With a little imagination you can still hear the early-morning whistle signaling a catch, the opening of doors, the laughter, the footsteps.

The new outdoor Mural Project north of the aquarium involved 50 artists who painted 50 separate full-color panels. It's a walk through history that begins with prehistoric earth and continues to the end of Monterey's sardine era in the late '40s.

McAbee Beach is wedged between buildings near where the high tide rolls in with gusto.

On the ocean side of the row a bust of Steinbeck faces the busy main drag. In 1953 what was once Ocean View Boulevard was renamed Cannery Row in his honor.

Northward again, the Steinbeck Lobster Grotto on the west side of the street was once part of the Del Mar Canning Co. Visitors pass under the picturesque Monterey Canning Co. bridge, one of only two original remaining walkways across the row.

At one time, the airspace above Cannery Row was lined with overhead passages. They served as connections between the canneries on the ocean side of the street and the warehouses and reduction plants on the east side.

Across the street and up the hill is Oscar Hossenfelder's Edgewater Packing Co. This big, white, wooden building is a delight of steps and landings and circular stairs. Best of all is the 1905 carousel inside.

This building was once a part of the red-brick building next door, originally a fishmeal reduction plant owned by Frank Booth, who built the very first cannery in Monterey.

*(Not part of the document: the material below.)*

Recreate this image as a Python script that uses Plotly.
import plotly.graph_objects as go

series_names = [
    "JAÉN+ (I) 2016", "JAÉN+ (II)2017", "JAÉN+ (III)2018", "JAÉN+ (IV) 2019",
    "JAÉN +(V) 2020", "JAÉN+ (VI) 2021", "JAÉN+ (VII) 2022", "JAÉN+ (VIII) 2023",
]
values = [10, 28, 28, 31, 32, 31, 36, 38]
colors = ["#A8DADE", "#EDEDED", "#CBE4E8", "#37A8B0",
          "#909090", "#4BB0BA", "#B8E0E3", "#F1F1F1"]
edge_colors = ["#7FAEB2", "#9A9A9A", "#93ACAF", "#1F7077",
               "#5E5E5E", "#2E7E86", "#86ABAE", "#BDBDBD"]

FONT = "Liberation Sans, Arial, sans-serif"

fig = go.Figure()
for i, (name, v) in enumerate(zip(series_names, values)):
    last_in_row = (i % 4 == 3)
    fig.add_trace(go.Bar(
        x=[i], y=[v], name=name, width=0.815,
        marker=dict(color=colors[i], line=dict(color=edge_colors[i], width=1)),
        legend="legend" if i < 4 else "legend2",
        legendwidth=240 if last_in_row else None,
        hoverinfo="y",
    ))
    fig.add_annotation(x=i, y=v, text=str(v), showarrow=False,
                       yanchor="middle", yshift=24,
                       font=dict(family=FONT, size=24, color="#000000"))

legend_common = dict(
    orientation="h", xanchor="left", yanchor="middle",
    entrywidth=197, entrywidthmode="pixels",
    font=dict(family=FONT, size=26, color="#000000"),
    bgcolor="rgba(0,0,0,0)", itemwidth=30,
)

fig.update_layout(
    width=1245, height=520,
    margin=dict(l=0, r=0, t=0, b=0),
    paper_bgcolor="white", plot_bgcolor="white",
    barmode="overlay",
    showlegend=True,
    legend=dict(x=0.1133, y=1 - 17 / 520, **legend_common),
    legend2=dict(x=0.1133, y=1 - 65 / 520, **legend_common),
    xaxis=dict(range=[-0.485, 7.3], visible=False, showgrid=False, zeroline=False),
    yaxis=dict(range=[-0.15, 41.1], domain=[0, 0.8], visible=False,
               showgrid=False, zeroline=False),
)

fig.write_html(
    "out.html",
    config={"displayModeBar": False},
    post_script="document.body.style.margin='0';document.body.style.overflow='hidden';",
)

A stop at 435 Cannery Row is suggested for a reminder of the atmosphere and nostalgia that only crumbling buildings can create. No. 435 is deserted and boarded up, spooky and empty. Rusty, abandoned cannery equipment sits out back, surrounded by weeds.

At the bend in the road stand two quaint-looking green-and-white wooden buildings, one of which is now an antique store. At one time both were part of the old Tevis/Murray Estate, a remarkable turn-of-the-century example of wealth and conspicuous consumption.

Detour again--up Drake Avenue to the bend in the Recreational Trail. The railroad tracks are gone, but a train-crossing sign marks the spot where Doc Ricketts was fatally injured when his car collided with the Del Monte Express 40 years ago.

The walking tour picks up again at the Monterey Plaza Hotel, circa 1985. No "Palace Flophouse" is this. Just beyond, however, the Aeneas Sardine Products building is a special treat for amateur historians.

Here is how it all used to look. This sardine factory was built in 1944, and the original overhead walkway still connects the "cannery" on the west side of the street to the "warehouse" on the east side. Now it is home to an antique store.

The northernmost end of the row is mostly parking lots and a chain of empty sites where canneries once stood.